## Listing
────────────────

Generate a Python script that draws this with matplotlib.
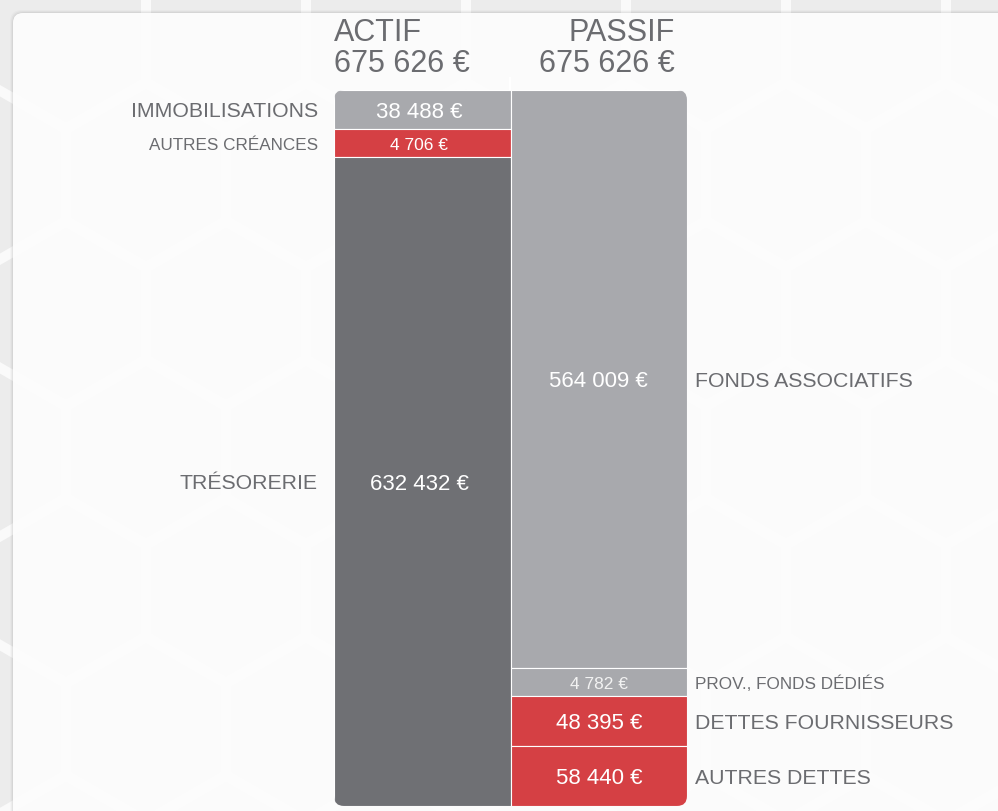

────────────────

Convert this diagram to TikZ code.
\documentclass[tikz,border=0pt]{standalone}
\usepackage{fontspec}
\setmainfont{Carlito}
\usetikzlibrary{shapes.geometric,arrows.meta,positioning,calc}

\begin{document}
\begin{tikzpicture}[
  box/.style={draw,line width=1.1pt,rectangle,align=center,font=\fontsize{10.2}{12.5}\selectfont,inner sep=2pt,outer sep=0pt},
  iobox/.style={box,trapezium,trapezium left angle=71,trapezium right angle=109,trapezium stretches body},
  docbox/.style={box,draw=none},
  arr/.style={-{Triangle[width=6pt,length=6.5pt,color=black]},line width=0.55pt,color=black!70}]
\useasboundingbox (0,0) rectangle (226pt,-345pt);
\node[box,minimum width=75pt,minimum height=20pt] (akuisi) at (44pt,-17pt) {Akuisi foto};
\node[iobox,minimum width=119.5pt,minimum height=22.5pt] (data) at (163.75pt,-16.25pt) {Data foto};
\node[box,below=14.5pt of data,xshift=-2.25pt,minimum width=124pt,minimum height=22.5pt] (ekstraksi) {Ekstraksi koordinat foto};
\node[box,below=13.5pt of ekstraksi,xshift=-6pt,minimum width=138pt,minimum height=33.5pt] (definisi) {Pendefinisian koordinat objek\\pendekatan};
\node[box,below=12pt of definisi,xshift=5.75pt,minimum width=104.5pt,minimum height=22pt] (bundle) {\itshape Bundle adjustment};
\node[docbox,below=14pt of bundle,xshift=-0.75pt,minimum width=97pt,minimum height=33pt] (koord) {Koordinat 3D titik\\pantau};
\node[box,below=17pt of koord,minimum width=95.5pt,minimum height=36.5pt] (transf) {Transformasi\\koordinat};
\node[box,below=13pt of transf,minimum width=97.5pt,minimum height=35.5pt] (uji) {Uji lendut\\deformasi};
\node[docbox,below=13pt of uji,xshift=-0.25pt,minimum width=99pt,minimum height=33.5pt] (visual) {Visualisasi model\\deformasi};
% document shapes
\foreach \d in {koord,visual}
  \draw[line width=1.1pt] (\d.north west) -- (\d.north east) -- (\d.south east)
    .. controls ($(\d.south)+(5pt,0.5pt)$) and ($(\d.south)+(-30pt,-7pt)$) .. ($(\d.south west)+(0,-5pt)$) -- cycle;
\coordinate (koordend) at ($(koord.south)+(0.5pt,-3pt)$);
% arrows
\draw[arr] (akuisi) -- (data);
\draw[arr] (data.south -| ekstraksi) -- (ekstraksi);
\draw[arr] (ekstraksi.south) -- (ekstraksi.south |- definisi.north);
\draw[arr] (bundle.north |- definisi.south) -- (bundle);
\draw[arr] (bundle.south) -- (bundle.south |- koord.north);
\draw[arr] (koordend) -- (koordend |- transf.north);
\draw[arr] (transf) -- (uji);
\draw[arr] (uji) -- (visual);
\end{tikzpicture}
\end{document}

────────────────

Filter the entries down to the lines with the word "this" in them.

Generate a Python script that draws this with matplotlib.
Convert this diagram to TikZ code.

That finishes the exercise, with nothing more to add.